As with challenges to the Biden administration’s broader loan forgiveness initiative, a major question relating to the new action will be whether the plaintiffs have standing to bring their suit. According to the complaint, the Department’s “one-time adjustment” would be good for public servants with federal student loans—but bad for their public service employers such as the plaintiffs, Cato Institute and Mackinac Center for Public Policy. According to plaintiffs, PSLF operates as an employer subsidy by incentivizing borrowers to complete 10 years of public service that they might otherwise be unable to afford. The unlawful forgiveness of student loan debt, however, “reduces the amount of a borrower’s PSLF-cancellable debt and thus reduces the amount by which PSLF benefits qualified employment.”

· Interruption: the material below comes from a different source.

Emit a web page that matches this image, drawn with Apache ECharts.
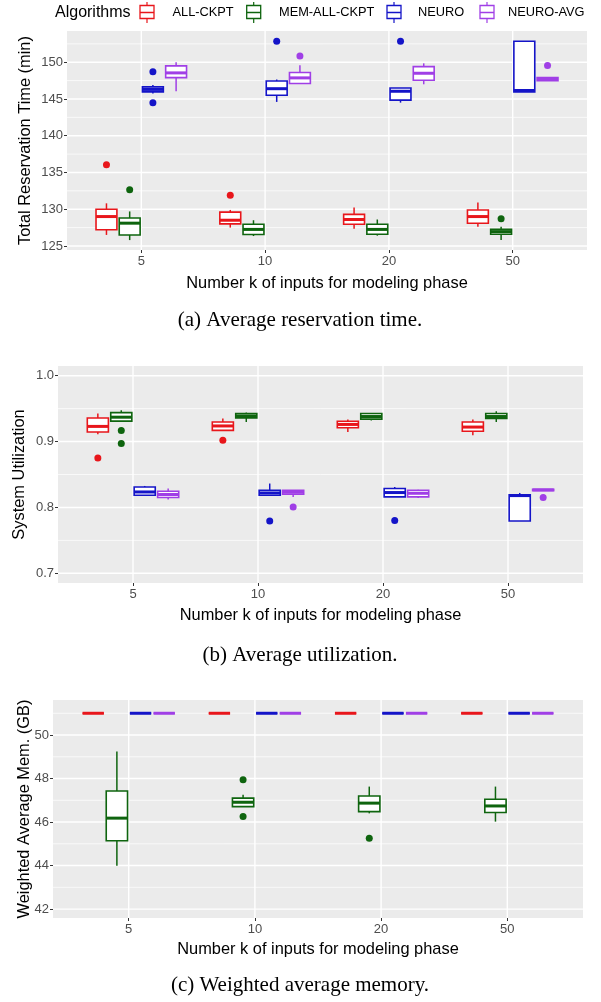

Stated differently, the plaintiffs’ theory of standing is that a substantial reduction in borrowers’ length of repayment to obtain PSLF-related loan forgiveness—such as by counting periods of long-term forbearance—decreases the amount of time during which the borrower would be required to remain in public service to obtain the statutory benefit. The plaintiffs contend that the changes to IDR payment calculations, too, harm them insofar as the marginal value of PSLF over IDR is decreased for borrowers who are not public servants, and their incentive to seek PSLF forgiveness by working for a public service employer is reduced or eliminated entirely.
Plaintiffs filed an ex parte motion for a temporary restraining order on August 7, which the court may rule on imminently in light of the Department’s intent to proceed with implementation of the IDR-related forgiveness plan by August 13. The case is No. 1:23-cv-11906 in the U.S. District Court for the Eastern District of Michigan, pending before Judge Thomas L. Luddington (appointed by President George W. Bush).